11. The method as recited in claim 1, wherein the plurality of images includes at least one of T1-weighted images, T2-weighted images, T2*-weighted images, proton-density-weighted images, dynamic-contrast-enhanced images, and perfusion images.
12. A system for estimating motion of a subject using a magnetic resonance imaging (MRI) system, comprising:
an image generating unit that provides a plurality of images acquired with an MRI system, whereby the plurality of images depict a subject;
a motion estimating unit that estimates the motion of the subject by computing motion parameters that maximize an image similarity metric in the subject between two images of the plurality of images; and
a motion parameter refining unit that refines the motion parameters by minimizing an optical flow functional that simultaneously estimates a motion field and intensity variations in the plurality of images.
13. The system as recited in claim 12, further comprising an image registration unit that generates co-registered images by co-registering the plurality of images using the refined motion parameters.

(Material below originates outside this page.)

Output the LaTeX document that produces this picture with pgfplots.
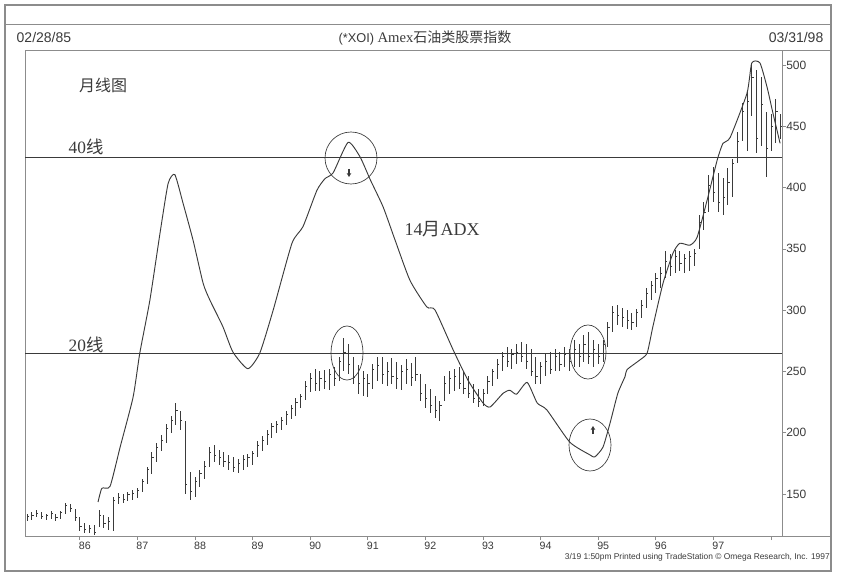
\documentclass[border=0pt]{standalone}
\usepackage{pgfplots}
\pgfplotsset{compat=1.18}
\usepackage{pgfplotstable}
\usepackage{fontspec}
\setmainfont{Liberation Serif}
\setsansfont{Liberation Sans}
\newfontfamily\cjk{Noto Sans CJK SC}
\usetikzlibrary{arrows.meta}
\definecolor{ink}{HTML}{3A3A3A}
\definecolor{rule}{HTML}{8C8C8C}

% monthly bars, k = 0 is Feb 1985
\pgfplotstableread{
k hi lo c
0 134 128 132
1 135 129 133
2 137 131 134
3 135 130 132
4 134 129 133
5 136 130 134
6 134 128 131
7 136 130 135
8 143 134 141
9 142 135 138
10 138 128 131
11 131 120 124
12 126 118 121
13 125 118 122
14 125 117 119
15 137 123 133
16 133 122 126
17 131 121 128
18 148 120 145
19 151 142 147
20 150 143 146
21 152 144 150
22 153 145 151
23 155 147 153
24 162 152 160
25 172 158 170
26 184 166 180
27 192 176 188
28 198 185 194
29 207 192 204
30 214 200 210
31 224 206 218
32 218 202 210
33 210 150 158
34 168 145 152
35 164 148 160
36 170 156 167
37 177 162 173
38 188 172 184
39 190 176 182
40 186 174 180
41 184 172 177
42 182 170 176
43 180 168 172
44 179 167 175
45 182 170 178
46 183 172 180
47 185 174 183
48 193 180 190
49 197 185 194
50 202 190 199
51 208 196 205
52 210 200 207
53 213 202 210
54 218 206 215
55 223 211 220
56 228 214 225
57 232 220 230
58 242 227 238
59 249 233 244
60 252 234 240
61 250 234 244
62 251 236 242
63 252 235 248
64 254 238 244
65 262 242 258
66 277 250 266
67 272 248 256
68 262 240 245
69 255 232 240
70 250 230 244
71 248 229 240
72 256 236 252
73 262 242 255
74 262 240 248
75 258 238 250
76 261 240 246
77 258 236 244
78 255 235 250
79 260 240 252
80 257 238 245
81 262 242 248
82 248 226 232
83 240 220 228
84 236 216 222
85 230 212 218
86 226 210 222
87 246 226 240
88 250 232 244
89 252 234 246
90 254 236 240
91 250 232 236
92 246 228 232
93 240 224 228
94 236 221 226
95 236 222 232
96 246 232 242
97 252 238 250
98 260 244 256
99 266 250 262
100 270 254 258
101 268 252 264
102 272 256 266
103 274 258 262
104 272 252 258
105 268 246 250
106 262 240 246
107 258 240 254
108 264 246 258
109 266 248 252
110 268 250 262
111 266 250 256
112 270 254 264
113 268 250 258
114 276 254 268
115 272 254 262
116 280 258 272
117 282 256 262
118 276 254 268
119 272 256 262
120 276 258 272
121 290 270 286
122 303 282 298
123 304 288 296
124 302 286 294
125 300 285 292
126 298 284 290
127 301 286 298
128 308 294 304
129 318 302 314
130 324 308 320
131 330 314 326
132 335 318 330
133 348 326 340
134 346 328 336
135 349 330 344
136 348 332 338
137 346 330 342
138 348 332 344
139 350 336 346
140 378 350 372
141 388 365 380
142 410 380 402
143 417 388 396
144 412 380 388
145 408 378 392
146 416 386 404
147 423 392 420
148 445 420 438
149 469 438 462
150 478 430 470
151 501 458 490
152 496 428 440
153 490 434 468
154 462 409 432
155 460 430 450
156 472 436 462
157 460 440 450
}\bars

% 14-month ADX
\pgfplotstableread{
k adx
14.8 4.8
15.6 6.2
17.3 6.4
19.4 10.4
22.1 15.5
23.5 20
25.6 25.4
27.7 32.2
29.4 37.3
30.8 38.2
32.5 35.3
34.6 31.5
36.7 27.1
38.1 25.4
40.8 22.7
42.9 20.1
46 18.4
48.5 20
51.3 24.4
55.2 31.2
57.5 32.9
60.4 36.6
62.1 37.8
63.8 38.4
66.9 41.5
69.4 40
71.5 37.7
74.2 34.9
76.7 31.5
79.8 27.4
83.3 24.7
85 24.4
88.8 20.3
91.9 17.2
95 14.9
96.5 14.5
99.2 15.9
100.6 16.2
102 15.8
104.2 17
106.3 14.9
108.3 14.2
113.1 10.9
117.3 9.6
118.3 9.4
120 10.4
121.5 12.9
123.1 15.9
124.6 17.6
125 18.3
127.7 19.3
129.2 20
130.4 22.7
132.5 27.1
134.6 30.2
136 31.2
138.1 31
139.6 31.8
141.7 35.6
143.8 39.7
145 41.4
146.5 42
150 46.5
151 49.6
152.7 49.6
154.2 47.1
155.4 44.5
156.9 41.4
}\adx

\pgfdeclareplotmark{ctick}{\pgfpathmoveto{\pgfpointorigin}\pgfpathlineto{\pgfpoint{1.4pt}{0pt}}\pgfusepathqstroke}

\pgfplotsset{
  panel/.style={at={(18.75pt,29.25pt)}, anchor=south west, scale only axis,
    width=567.75pt, height=364.5pt, xmin=-0.42, xmax=157.3, clip=false},
}

\begin{document}
\begin{tikzpicture}[x=0.75pt,y=0.75pt]
\path[use as bounding box] (0,0) rectangle (848,575);
\draw[rule, line width=1.1pt] (5,4) rectangle (831,570);
\draw[rule, line width=0.5pt] (5,551) -- (831,551);
\draw[rule, line width=0.5pt] (782,525) -- (831,525);
\draw[rule, line width=0.5pt] (782,39) -- (831,39);

\begin{axis}[panel,
  ymin=115.8, ymax=512.2,
  axis line style={rule, line width=0.5pt},
  xtick={11,23,35,47,59,71,83,95,107,119,131,143,155},
  xticklabels={86,87,88,89,90,91,92,93,94,95,96,97,{}},
  xtick pos=bottom, ytick pos=right, yticklabel pos=right,
  ytick={150,200,250,300,350,400,450,500},
  x tick style={rule, line width=0.5pt}, y tick style={rule, line width=0.5pt},
  tick align=outside, major tick length=3pt,
  /pgf/number format/assume math mode=true,
  xticklabel style={font=\sffamily\fontsize{8}{8}\selectfont, text=ink, anchor=north, inner sep=0pt, xshift=3.75pt, yshift=-1pt},
  yticklabel style={font=\sffamily\fontsize{9}{9}\selectfont, text=ink, anchor=west, inner sep=0pt, xshift=0pt},
]
\addplot[ink, only marks, mark=ctick, mark options={line width=0.5pt},
  error bars/.cd, y dir=both, y explicit, error mark=none,
  error bar style={ink, line width=0.5pt}]
  table[x=k, y=c, y error plus expr=\thisrow{hi}-\thisrow{c}, y error minus expr=\thisrow{c}-\thisrow{lo}] {\bars};
\end{axis}

\begin{axis}[panel, ymin=1.33, ymax=50.92, hide axis]
\addplot[ink, line width=0.5pt] coordinates {(-0.42,40) (157.3,40)};
\addplot[ink, line width=0.5pt] coordinates {(-0.42,20) (157.3,20)};
\addplot[ink, line width=0.7pt, smooth, tension=0.35] table[x=k, y=adx] {\adx};
\end{axis}

% title band
\node[anchor=west, text=ink, font=\sffamily\fontsize{10.5}{10.5}\selectfont] at (12,537) {02/28/85};
\node[anchor=east, text=ink, font=\sffamily\fontsize{10.5}{10.5}\selectfont] at (828,537) {03/31/98};
\node[text=ink] at (425,537) {{\sffamily\fontsize{9.6}{9.6}\selectfont(*XOI)} {\fontsize{11}{11}\selectfont Amex}{\cjk\fontsize{10.5}{10.5}\selectfont 石油类股票指数}};

% annotations
\node[text=ink, font=\cjk\fontsize{12}{12}\selectfont] at (103,490) {月线图};
\node[text=ink, font=\fontsize{13}{13}\selectfont] at (86,428) {40{\cjk 线}};
\node[text=ink, font=\fontsize{13}{13}\selectfont] at (86,230) {20{\cjk 线}};
\node[text=ink, font=\fontsize{13.5}{13.5}\selectfont] at (442,346) {14{\cjk 月}ADX};

\draw[ink, line width=0.5pt] (351,417) circle (26);
\draw[ink, line width=0.5pt] (347,222) ellipse (16 and 27);
\draw[ink, line width=0.5pt] (588,223) ellipse (18 and 27);
\draw[ink, line width=0.5pt] (590,130) ellipse (21 and 26);
\draw[ink, line width=1.2pt, -{Stealth[length=3pt,width=3.5pt]}] (349,406) -- (349,398);
\draw[ink, line width=1.2pt, -{Stealth[length=3pt,width=3.5pt]}] (593,141) -- (593,149);

\node[anchor=east, text=ink, font=\sffamily\fontsize{6.3}{6.3}\selectfont, inner sep=0pt] at (830,18)
  {3/19 1:50pm Printed using TradeStation \textcopyright\ Omega Research, Inc. 1997};
\end{tikzpicture}
\end{document}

14. The system as recited in claim 13, further comprising a tissue characterization unit that computes a tissue characterization parameter from the co-registered images.

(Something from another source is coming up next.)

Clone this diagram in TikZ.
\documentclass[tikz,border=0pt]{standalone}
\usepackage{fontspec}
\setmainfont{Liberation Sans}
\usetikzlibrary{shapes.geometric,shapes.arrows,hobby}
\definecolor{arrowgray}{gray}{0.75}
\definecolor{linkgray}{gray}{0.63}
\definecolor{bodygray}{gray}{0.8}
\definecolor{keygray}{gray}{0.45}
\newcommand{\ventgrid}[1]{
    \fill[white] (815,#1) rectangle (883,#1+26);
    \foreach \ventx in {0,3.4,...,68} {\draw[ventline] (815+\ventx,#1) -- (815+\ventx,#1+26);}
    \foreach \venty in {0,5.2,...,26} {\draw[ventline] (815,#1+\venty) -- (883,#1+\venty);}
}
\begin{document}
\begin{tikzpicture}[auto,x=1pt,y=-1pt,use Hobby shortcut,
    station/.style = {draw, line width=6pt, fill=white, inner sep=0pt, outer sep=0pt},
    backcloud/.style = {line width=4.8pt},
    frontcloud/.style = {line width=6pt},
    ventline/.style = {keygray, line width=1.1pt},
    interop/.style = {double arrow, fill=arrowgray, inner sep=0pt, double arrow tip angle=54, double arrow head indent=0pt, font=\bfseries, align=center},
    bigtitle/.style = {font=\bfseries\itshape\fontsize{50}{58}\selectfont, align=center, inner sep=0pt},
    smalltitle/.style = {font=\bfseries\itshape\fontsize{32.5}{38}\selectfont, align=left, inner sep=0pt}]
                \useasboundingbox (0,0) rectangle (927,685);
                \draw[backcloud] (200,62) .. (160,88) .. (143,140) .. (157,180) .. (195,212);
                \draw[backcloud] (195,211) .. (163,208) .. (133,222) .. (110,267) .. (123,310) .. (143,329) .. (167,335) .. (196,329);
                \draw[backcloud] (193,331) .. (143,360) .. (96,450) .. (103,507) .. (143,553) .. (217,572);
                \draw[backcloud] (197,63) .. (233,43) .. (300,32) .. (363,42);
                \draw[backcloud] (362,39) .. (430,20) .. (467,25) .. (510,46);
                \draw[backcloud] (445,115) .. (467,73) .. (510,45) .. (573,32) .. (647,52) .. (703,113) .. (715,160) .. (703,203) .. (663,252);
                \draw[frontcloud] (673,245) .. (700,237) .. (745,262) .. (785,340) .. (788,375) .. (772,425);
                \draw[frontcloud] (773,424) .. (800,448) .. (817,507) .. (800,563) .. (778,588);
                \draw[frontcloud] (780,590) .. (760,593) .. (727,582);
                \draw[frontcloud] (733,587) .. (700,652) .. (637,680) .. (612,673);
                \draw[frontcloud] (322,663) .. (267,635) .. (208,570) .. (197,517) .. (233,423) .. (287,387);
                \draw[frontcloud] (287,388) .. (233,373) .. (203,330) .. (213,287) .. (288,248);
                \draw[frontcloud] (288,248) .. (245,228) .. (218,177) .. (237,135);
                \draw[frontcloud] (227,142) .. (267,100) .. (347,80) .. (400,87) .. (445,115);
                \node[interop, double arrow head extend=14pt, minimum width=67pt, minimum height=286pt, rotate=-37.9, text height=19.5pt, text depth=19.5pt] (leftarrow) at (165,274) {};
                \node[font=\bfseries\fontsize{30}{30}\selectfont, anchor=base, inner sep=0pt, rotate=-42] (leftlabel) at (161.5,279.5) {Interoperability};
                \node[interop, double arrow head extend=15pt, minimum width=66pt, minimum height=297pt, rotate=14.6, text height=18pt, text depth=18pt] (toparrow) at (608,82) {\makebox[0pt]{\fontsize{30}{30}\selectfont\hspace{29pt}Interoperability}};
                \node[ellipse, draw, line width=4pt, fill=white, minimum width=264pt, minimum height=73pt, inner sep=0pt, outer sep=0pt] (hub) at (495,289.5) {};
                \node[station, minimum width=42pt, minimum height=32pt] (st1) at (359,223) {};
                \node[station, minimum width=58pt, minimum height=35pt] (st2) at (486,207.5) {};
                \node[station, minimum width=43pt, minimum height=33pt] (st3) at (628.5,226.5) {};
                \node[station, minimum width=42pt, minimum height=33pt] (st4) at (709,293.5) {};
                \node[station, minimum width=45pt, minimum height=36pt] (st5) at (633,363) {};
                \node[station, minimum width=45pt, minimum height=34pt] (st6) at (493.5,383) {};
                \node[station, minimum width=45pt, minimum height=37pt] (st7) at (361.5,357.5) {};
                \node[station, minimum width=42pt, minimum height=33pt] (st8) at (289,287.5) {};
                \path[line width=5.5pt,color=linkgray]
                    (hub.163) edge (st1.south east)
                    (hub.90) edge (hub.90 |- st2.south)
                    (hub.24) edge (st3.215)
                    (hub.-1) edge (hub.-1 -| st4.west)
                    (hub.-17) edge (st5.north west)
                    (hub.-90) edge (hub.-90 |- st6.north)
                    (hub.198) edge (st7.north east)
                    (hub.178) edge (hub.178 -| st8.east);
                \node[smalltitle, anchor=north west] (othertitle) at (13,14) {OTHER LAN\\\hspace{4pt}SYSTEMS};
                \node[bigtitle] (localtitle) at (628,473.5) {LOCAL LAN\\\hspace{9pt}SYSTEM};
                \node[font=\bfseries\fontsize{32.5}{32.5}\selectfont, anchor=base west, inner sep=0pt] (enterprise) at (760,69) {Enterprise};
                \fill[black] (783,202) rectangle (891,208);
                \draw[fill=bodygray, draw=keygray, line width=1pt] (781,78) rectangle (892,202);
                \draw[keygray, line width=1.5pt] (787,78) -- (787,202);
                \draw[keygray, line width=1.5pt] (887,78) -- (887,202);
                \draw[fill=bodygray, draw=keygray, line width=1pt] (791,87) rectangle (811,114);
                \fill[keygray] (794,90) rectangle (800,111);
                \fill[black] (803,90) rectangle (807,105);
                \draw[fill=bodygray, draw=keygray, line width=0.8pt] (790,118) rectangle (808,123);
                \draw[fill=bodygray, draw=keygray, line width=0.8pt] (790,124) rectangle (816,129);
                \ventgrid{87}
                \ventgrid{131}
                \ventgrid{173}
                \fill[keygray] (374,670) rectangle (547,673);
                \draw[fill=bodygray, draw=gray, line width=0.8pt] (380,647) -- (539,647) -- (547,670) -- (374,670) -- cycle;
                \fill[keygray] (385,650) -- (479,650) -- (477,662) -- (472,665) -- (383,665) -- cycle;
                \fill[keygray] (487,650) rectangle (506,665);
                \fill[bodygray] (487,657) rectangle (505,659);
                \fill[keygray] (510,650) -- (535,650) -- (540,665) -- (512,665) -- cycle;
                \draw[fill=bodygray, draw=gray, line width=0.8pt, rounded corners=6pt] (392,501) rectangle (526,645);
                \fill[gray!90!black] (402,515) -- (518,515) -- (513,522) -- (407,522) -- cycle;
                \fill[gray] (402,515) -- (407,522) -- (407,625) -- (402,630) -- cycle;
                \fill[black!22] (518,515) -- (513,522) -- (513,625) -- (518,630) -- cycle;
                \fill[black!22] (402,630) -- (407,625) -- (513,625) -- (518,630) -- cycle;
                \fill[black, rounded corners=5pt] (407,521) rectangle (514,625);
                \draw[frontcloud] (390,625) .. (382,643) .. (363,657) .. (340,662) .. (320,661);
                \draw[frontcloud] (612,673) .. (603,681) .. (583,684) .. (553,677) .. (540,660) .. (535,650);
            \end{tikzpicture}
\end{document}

15. The system as recited in claim 12, wherein the motion estimating unit computes an image similarity heuristic in a region-of-interest for the two images of the plurality of images, performs a comparison of the image similarity heuristic to a criterion, and selects an image similarity metric to maximize based on the comparison of the image similarity heuristic to the criterion.
16. The system as recited in claim 15, wherein the image similarity heuristic is based on a contrast of the two images of the plurality of images.
17. The system as recited in claim 16, wherein the image similarity metric to maximize is selected as an inter-correlation metric when the comparison of the image similarity heuristic to the criterion indicates that the two images of the plurality of images have similar contrast.
18. The system as recited in claim 16, wherein the image similarity metric to maximize is selected as a mutual information metric when the comparison of the image similarity heuristic to the criterion indicates that the two images of the plurality of images have dissimilar contrast.
19. The system as recited in claim 12, wherein the motion parameter refining unit converts the motion parameters to a motion field and refines the motion field.
20. The system as recited in claim 12, wherein the motion parameter refining unit regularizes the optical flow functional based on displacement of feature points between the two images of the plurality of images.
21. The system as recited in claim 20, wherein the motion parameter refining unit determines the feature points as points on a contour of a region-of-interest, and estimates the displacement of the feature points using a region-matching algorithm when the motion parameter refining unit regularizes the optical flow functional.